[Your objective]
List every line below containing "that".
* START *
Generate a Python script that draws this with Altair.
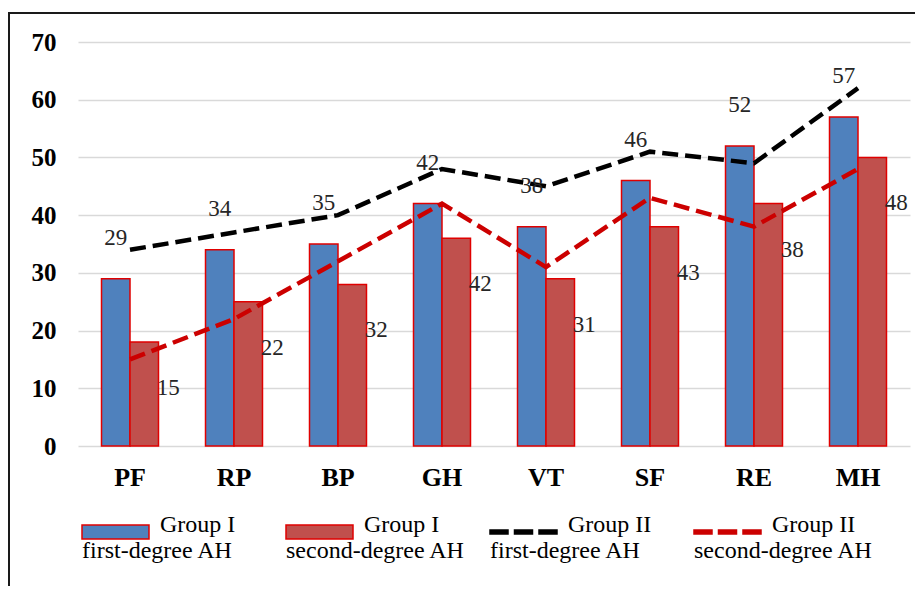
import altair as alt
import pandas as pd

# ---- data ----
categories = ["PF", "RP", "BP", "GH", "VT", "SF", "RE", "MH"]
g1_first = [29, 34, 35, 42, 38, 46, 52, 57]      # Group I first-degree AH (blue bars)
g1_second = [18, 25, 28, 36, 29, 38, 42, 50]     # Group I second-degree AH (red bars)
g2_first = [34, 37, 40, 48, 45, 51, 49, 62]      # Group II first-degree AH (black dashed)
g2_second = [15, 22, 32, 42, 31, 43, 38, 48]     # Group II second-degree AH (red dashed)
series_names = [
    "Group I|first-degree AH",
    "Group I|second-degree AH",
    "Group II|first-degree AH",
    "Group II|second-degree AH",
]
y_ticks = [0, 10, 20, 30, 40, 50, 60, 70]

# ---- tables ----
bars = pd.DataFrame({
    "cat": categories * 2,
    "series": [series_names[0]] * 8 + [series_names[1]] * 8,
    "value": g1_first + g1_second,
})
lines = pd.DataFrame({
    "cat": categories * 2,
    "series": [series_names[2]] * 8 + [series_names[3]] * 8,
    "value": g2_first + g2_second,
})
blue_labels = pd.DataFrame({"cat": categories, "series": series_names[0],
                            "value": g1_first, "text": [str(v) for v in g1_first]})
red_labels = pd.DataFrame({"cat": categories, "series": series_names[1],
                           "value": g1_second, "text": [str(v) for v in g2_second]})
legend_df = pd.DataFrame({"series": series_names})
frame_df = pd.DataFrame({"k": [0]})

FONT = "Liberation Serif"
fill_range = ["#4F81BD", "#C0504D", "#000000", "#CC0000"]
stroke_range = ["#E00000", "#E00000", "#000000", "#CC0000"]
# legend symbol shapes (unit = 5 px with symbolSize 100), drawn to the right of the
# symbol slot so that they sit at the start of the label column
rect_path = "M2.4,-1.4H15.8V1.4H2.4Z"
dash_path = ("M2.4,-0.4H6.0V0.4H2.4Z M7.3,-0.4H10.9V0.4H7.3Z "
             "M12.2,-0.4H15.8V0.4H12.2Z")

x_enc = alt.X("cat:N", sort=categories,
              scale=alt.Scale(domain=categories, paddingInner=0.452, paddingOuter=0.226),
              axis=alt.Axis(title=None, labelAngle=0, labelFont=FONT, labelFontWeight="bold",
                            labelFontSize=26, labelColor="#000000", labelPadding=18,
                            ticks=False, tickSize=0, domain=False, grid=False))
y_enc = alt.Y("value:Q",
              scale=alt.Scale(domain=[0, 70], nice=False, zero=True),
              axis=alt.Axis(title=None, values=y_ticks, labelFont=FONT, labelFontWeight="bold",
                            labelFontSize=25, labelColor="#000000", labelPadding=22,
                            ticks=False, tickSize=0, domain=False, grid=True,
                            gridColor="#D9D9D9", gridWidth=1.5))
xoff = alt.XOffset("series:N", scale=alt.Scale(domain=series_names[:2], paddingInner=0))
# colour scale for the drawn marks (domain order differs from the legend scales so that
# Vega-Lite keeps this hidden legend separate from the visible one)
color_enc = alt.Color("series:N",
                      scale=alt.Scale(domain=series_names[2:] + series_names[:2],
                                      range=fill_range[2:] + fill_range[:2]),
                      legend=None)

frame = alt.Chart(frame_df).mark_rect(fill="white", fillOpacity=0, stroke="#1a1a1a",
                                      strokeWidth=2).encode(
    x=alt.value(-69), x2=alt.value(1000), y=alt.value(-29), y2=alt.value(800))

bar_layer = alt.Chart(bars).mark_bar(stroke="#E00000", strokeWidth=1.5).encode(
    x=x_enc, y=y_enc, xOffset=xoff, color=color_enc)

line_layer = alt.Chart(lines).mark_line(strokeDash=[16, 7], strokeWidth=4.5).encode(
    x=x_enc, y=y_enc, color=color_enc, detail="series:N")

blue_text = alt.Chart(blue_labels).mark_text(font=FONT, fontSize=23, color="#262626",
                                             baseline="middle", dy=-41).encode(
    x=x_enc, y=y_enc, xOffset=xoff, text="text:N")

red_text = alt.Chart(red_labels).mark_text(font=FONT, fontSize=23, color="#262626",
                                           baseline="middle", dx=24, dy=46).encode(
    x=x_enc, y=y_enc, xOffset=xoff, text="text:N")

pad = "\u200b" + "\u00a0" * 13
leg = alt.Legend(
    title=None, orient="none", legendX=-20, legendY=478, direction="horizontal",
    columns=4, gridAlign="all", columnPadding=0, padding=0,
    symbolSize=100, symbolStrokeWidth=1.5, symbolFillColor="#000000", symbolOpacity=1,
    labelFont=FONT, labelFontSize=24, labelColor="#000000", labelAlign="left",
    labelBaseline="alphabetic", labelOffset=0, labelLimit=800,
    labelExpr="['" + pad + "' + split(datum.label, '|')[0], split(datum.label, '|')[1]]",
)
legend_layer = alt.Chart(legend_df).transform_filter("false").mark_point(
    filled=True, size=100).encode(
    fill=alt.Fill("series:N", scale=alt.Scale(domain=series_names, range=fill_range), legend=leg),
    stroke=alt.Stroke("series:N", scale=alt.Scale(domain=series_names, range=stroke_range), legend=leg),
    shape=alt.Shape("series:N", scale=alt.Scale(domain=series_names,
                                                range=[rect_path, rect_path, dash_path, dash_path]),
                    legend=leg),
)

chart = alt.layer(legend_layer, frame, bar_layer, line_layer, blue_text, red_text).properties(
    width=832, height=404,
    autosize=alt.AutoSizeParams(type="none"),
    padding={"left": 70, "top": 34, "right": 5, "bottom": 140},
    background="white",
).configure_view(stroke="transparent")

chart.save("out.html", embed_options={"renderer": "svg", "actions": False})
* END *
[In response]
Generate a Python script that draws this with Altair.
# symbol slot so that they sit at the start of the label column
# colour scale for the drawn marks (domain order differs from the legend scales so that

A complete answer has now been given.